Authors of the Report:

  • a  focused collaboration between the EDUCAUSE Learning Initiative (ELI) (a community of higher education institutions and organizations committed to advancing learning through information technology (IT) innovation) and the New Media Consortium (globally focused not-for-profit consortium dedicated to the exploration and use of new media and new technologies.)
  •  produced by a diverse group of 42 people w/ range of backgrounds, nationalities, & interests including education, technology, & business
  • qualitative research process using 1°, 2° references, articles, and  trend reports on technological innovations
  • part of a longitudinal study initiated in 2002
  • used a modified Delphi process to determine final list of 6 technologies

NB. Delphi is a systematic, interactive forecasting method which relies on a panel of experts based on the principle that forecasts (or decisions) from a structured group of individuals are more accurate than those from unstructured groups http://en.wikipedia.org/wiki/Delphi_method


This report concerns the use of emerging technologies by global college/ university level instructors and students primarily in the  ‘classroom’ (virtual or otherwise), as opposed to the larger business of implementation, development, and support.

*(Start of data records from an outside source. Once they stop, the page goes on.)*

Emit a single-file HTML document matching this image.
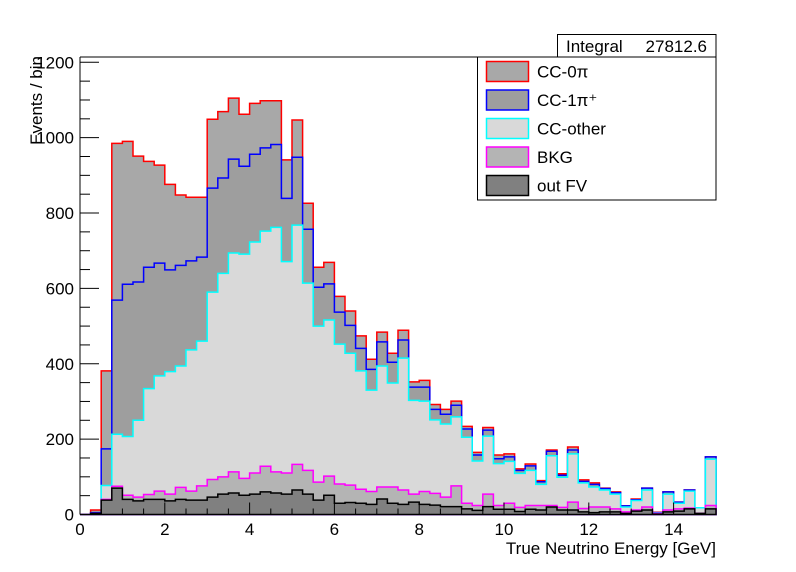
<!DOCTYPE html>
<html><head><meta charset="utf-8">
<style>
html,body{margin:0;padding:0;background:#fff;}
svg{display:block;font-family:"Liberation Sans",Arial,sans-serif;}
</style></head>
<body>
<svg id="chart" width="796" height="572" viewBox="0 0 796 572" xmlns="http://www.w3.org/2000/svg">
<g id="bars"></g>
<g id="axes"></g>
<g>
<rect x="557.5" y="34.5" width="158.5" height="22.5" fill="#fff" stroke="#000" stroke-width="1"/>
<text x="566" y="52" font-size="17">Integral</text>
<text x="707" y="52" font-size="17" text-anchor="end">27812.6</text>
</g>
<g id="legend">
<rect x="477.5" y="57" width="238.5" height="143" fill="#fff" stroke="#000" stroke-width="1"/>
</g>
<text x="716" y="554" font-size="17" text-anchor="end">True Neutrino Energy [GeV]</text>
<text transform="translate(42,56) rotate(-90)" font-size="17" text-anchor="end">Events / bin</text>
</svg>
<script>
const binLow = 0, binWidth = 0.25;
const outFV = [0,3,38,70,40,36,40,40,36,40,38,38,46,54,57,51,54,60,57,54,65,54,38,51,30,32,30,27,41,30,27,33,27,25,21,21,15,11,21,14,14,8,14,12,20,12,12,7,5,7,7,3,9,12,1,7,9,15,3,15];
const bkg = [0,0,2,5,11,10,13,22,18,32,24,38,47,46,56,45,56,68,56,56,68,63,48,51,51,46,37,34,32,43,38,21,34,31,25,55,15,13,33,10,16,11,10,12,4,7,21,9,15,13,8,4,3,8,2,5,6,2,0,9];
const ccOther = [0,0,37,138,156,204,281,306,325,322,375,384,497,540,581,595,613,624,649,561,635,497,414,414,371,350,314,269,321,276,350,249,240,195,194,183,175,118,154,111,111,90,93,56,132,80,128,68,53,45,39,13,25,45,1,42,15,45,15,123];
const cc1pi = [0,2,97,356,404,367,322,299,270,267,236,223,276,253,249,233,233,221,220,168,180,143,103,96,85,74,60,55,64,55,48,35,37,28,26,31,22,16,16,13,12,8,12,7,12,5,10,4,7,4,4,3,2,5,1,6,3,3,0,6];
const cc0pi = [0,7,207,416,379,334,281,260,227,187,169,159,183,176,162,138,135,125,116,102,99,69,53,57,42,38,33,27,26,24,26,14,18,13,13,11,7,7,7,10,8,4,5,3,3,4,8,4,4,1,2,0,2,0,1,0,0,0,0,0];
const seriesNames = ["out FV","BKG","CC-other","CC-1π⁺","CC-0π"];
const xTickLabels = ["0","2","4","6","8","10","12","14"];
const yTickLabels = ["0","200","400","600","800","1000","1200"];

const X0=80, X1=716, Y0=514.5, YT=57;
const xMin=0, xMax=15, yMin=0, yMax=1200;
const yTopPx = 62.3;
function xs(v){return X0+(v-xMin)/(xMax-xMin)*(X1-X0);}
function ys(v){return Y0-(v-yMin)/(yMax-yMin)*(Y0-yTopPx);}
const NS="http://www.w3.org/2000/svg";
function mk(tag,attrs,parent){const e=document.createElementNS(NS,tag);for(const k in attrs)e.setAttribute(k,attrs[k]);parent.appendChild(e);return e;}

const layers=[outFV,bkg,ccOther,cc1pi,cc0pi];
const cols=["#000","#f0f","#0ff","#00f","#f00"];
const fills=["#808080","#b4b4b4","#d9d9d9","#9e9e9e","#a8a8a8"];
const keys=["out-fv","bkg","cc-other","cc-1pi","cc-0pi"];
const n=outFV.length;
const cum=[];
for(let l=0;l<layers.length;l++){cum.push([]);for(let i=0;i<n;i++){cum[l].push((l?cum[l-1][i]:0)+layers[l][i]);}}
const gb=document.getElementById('bars');
for(let l=layers.length-1;l>=0;l--){
  let d="M"+xs(binLow)+","+ys(0);
  for(let i=0;i<n;i++){
    const a=xs(binLow+i*binWidth), b=xs(binLow+(i+1)*binWidth), y=ys(Math.min(cum[l][i],yMax));
    d+=" L"+a+","+y+" L"+b+","+y;
  }
  d+=" L"+xs(binLow+n*binWidth)+","+ys(0)+" Z";
  const p=mk('path',{d:d,fill:fills[l],stroke:cols[l],"stroke-width":1.5},gb);
  
  
}
const ga=document.getElementById('axes');
let ax=mk('line',{x1:X0,y1:YT,x2:X0,y2:Y0,stroke:"#000","stroke-width":1},ga);


ax=mk('line',{x1:X0,y1:Y0,x2:X1,y2:Y0,stroke:"#000","stroke-width":1},ga);


mk('line',{x1:X0,y1:YT,x2:X1,y2:YT,stroke:"#000","stroke-width":1},ga);
for(let v=0;v<=15.001;v+=0.5){
  const major=Math.abs(v/2-Math.round(v/2))<1e-6;
  mk('line',{x1:xs(v),y1:Y0,x2:xs(v),y2:Y0-(major?12:6),stroke:"#000","stroke-width":1},ga);
}
xTickLabels.forEach(function(s){
  const t=mk('text',{x:xs(parseFloat(s)),y:535,"font-size":17,"text-anchor":"middle"},ga);
  t.textContent=s;
  
  
});
for(let v=0;v<=1200;v+=50){
  const major=v%200===0;
  mk('line',{x1:X0,y1:ys(v),x2:X0+(major?19:10),y2:ys(v),stroke:"#000","stroke-width":1},ga);
}
yTickLabels.forEach(function(s){
  const t=mk('text',{x:74,y:ys(parseFloat(s))+6,"font-size":17,"text-anchor":"end"},ga);
  t.textContent=s;
  
  
});
const gl=document.getElementById('legend');
for(let k=0;k<5;k++){
  const l=4-k, cy=71.5+k*28.5;
  const r=mk('rect',{x:486.5,y:cy-10,width:42,height:20,fill:fills[l],stroke:cols[l],"stroke-width":1.5},gl);
  
  
  const t=mk('text',{x:537,y:cy+6,"font-size":17},gl);
  t.textContent=seriesNames[l];
  
  
}
</script>
</body></html>
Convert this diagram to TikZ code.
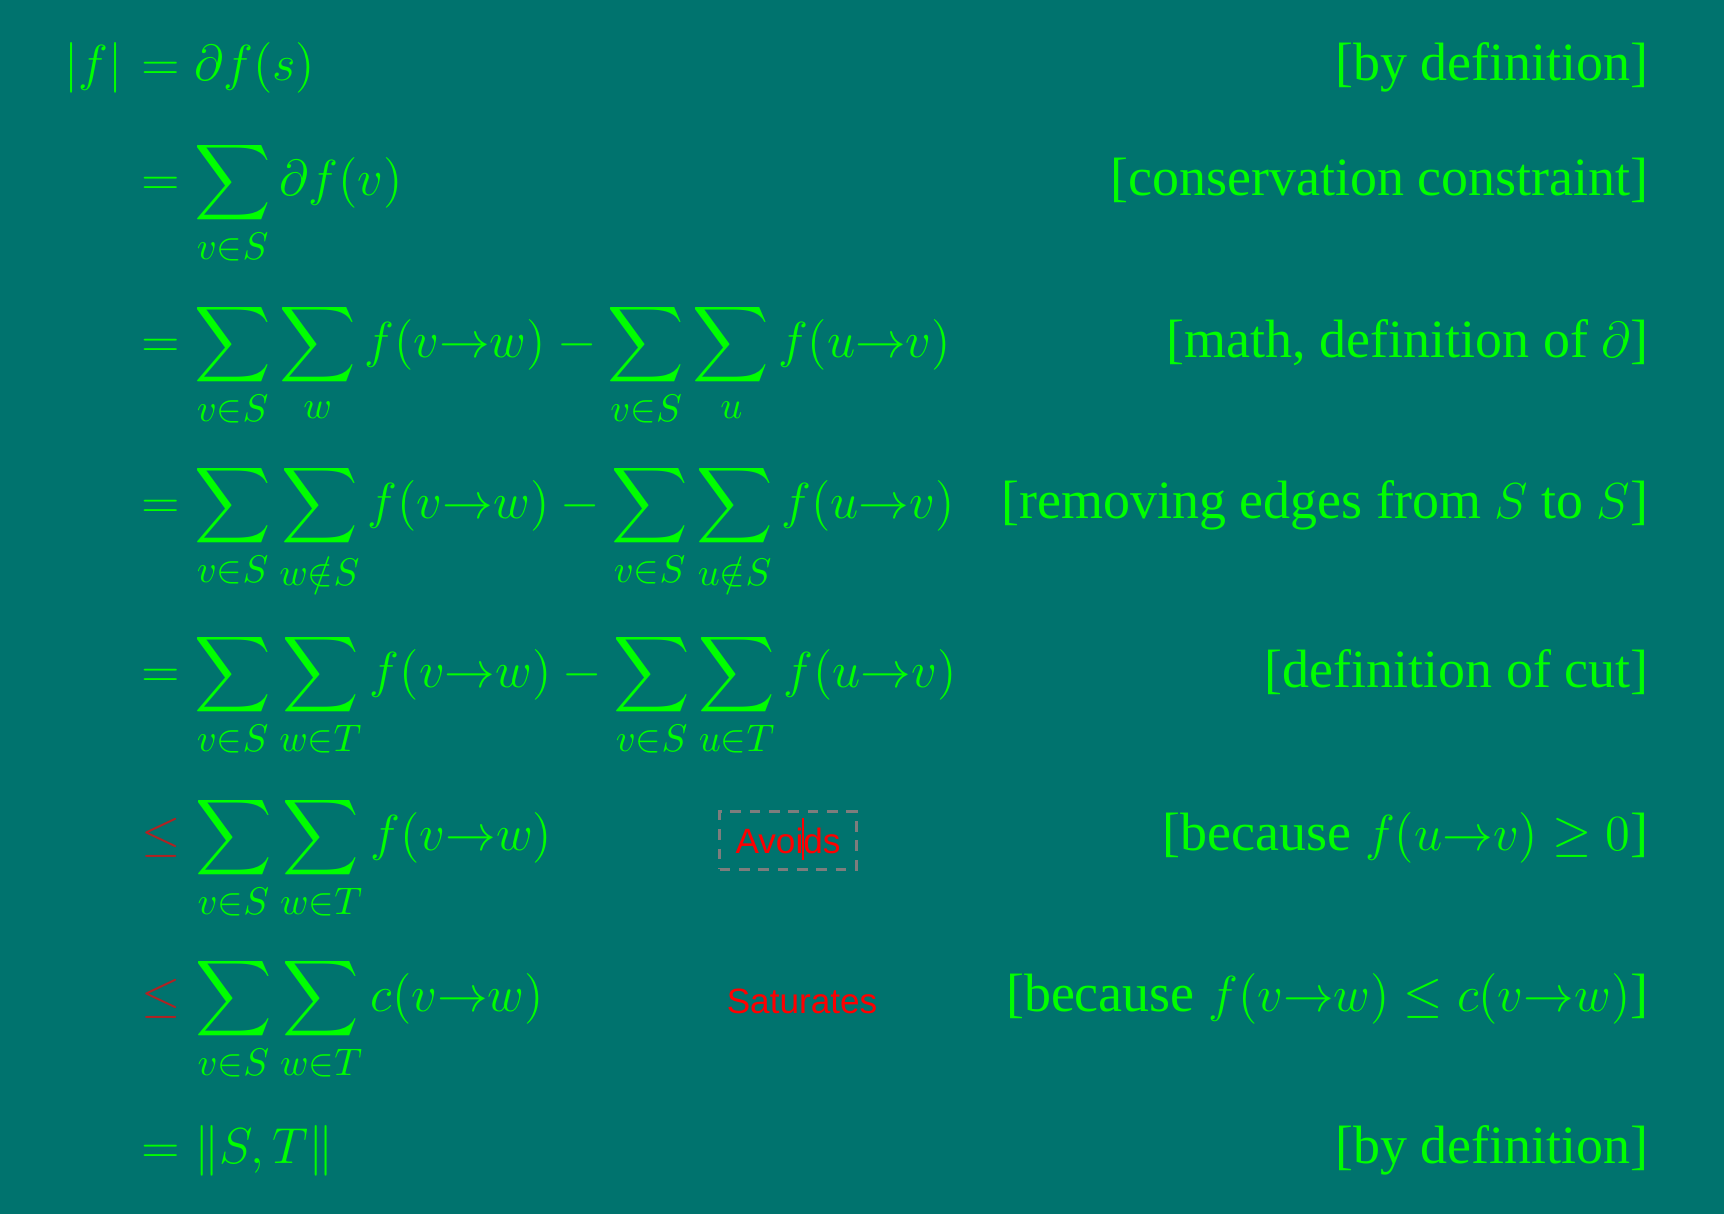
\documentclass[tikz,border=0pt]{standalone}
\usepackage{amsfonts,amssymb,amsmath}
\usepackage{fontspec}
\setmainfont{Liberation Serif}
\setsansfont{Liberation Sans}
\usepackage{tikz}
\definecolor{bgteal}{RGB}{0,115,110}
\definecolor{eqgreen}{RGB}{0,255,0}
\definecolor{relred}{RGB}{178,34,34}
\definecolor{notered}{RGB}{255,0,0}
\definecolor{boxgray}{RGB}{125,125,125}
\newcommand{\edgeto}{\mathord{\to}}
\tikzset{
  eq/.style={text=eqgreen, inner sep=0pt, font=\fontsize{15.1}{18}\selectfont},
  why/.style={text=eqgreen, inner sep=0pt, anchor=base east, font=\fontsize{15.35}{18}\selectfont},
  note/.style={text=notered, font=\sffamily\fontsize{10}{12}\selectfont}
}

\begin{document}
\begin{tikzpicture}[x=0.1mm, y=-0.1mm]
  \fill[bgteal] (0,0) rectangle (1724,1214);
  \useasboundingbox (0,0) rectangle (1724,1214);
  \foreach \row/\yy/\rel/\rhs/\why in {
    1/80/{=}/{\partial f(s)}/{[by definition]},
    2/195/{=}/{\sum_{v\in S}\partial f(v)}/{[conservation constraint]},
    3/357/{=}/{\sum_{v\in S}\sum_{w} f(v\edgeto w) - \sum_{v\in S}\sum_{u} f(u\edgeto v)}/{[math, definition of $\partial$]},
    4/518/{=}/{\sum_{v\in S}\sum_{w\notin S} f(v\edgeto w) - \sum_{v\in S}\sum_{u\notin S} f(u\edgeto v)}/{[removing edges from $S$ to $S$]},
    5/687/{=}/{\sum_{v\in S}\sum_{w\in T} f(v\edgeto w) - \sum_{v\in S}\sum_{u\in T} f(u\edgeto v)}/{[definition of cut]},
    6/850/{\mathrel{\textcolor{relred}{\leq}}}/{\sum_{v\in S}\sum_{w\in T} f(v\edgeto w)}/{[because $f(u\edgeto v)\geq 0$]},
    7/1011/{\mathrel{\textcolor{relred}{\leq}}}/{\sum_{v\in S}\sum_{w\in T} c(v\edgeto w)}/{[because $f(v\edgeto w)\leq c(v\edgeto w)$]},
    8/1163/{=}/{\|S,T\|}/{[by definition]}
  } {
    \node[eq, anchor=base west] (eq\row) at (141,\yy) {$\displaystyle\rel\rhs$};
    \node[why] (why\row) at (1649,\yy) {\why};
  }
  \node[eq, anchor=base east] (lhs) at ([xshift=-5pt]eq1.base west) {$|f|$};
  % notes in the middle
  \node[note, draw=boxgray, dash pattern=on 3pt off 2.5pt, line width=0.9pt,
    inner sep=4.5pt, anchor=base] (avoids) at (788,853) {Avoids};
  \draw[notered, line width=0.5pt] (803,818) -- (803,860);
  \node[note, anchor=base] (saturates) at (802,1013) {Saturates};
\end{tikzpicture}
\end{document}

Some of the “Further Reading” links do branch out to business, training, museum, health and art areas, however, and it does a very good job describing how can the technologies can be used in higher education.    For example, the “Relevance” section includes real applications in action around the globe, examples of uses within different curricular areas, and active links to collections of resources gathered by the bookmarking service formally known as del.icio.us.

For me, some of the most important aspects of this report is that it was collaborated on by a credible group of people who employed a rigorous process to rank a few key technologies, which seems more reliable than some sole writer voicing their opinion on the future. Its focus is global and is based on research, articles, and interviews. However, there is little to no time spent on the economics of implementation, nor on other aspects of investment, other than probability of adoption over several time frames. As well, the qualitative research process did not seem to include statistics or numerical analyses, which might be of interest to venture-oriented readers.

In terms of seeking out future reports, I am attracted to a web-base format that would be updated rather than a static published report, and  have bookmarked the Horizon Project Navigator, a dynamic and interactive library of the examples and projects used in creating these reports. I will also download the NMC  Horizon 2011 K-12 Edition of the report, as that is the area I am most interested in, and am considering presenting some of these technologies to our staff at the next pro-d day.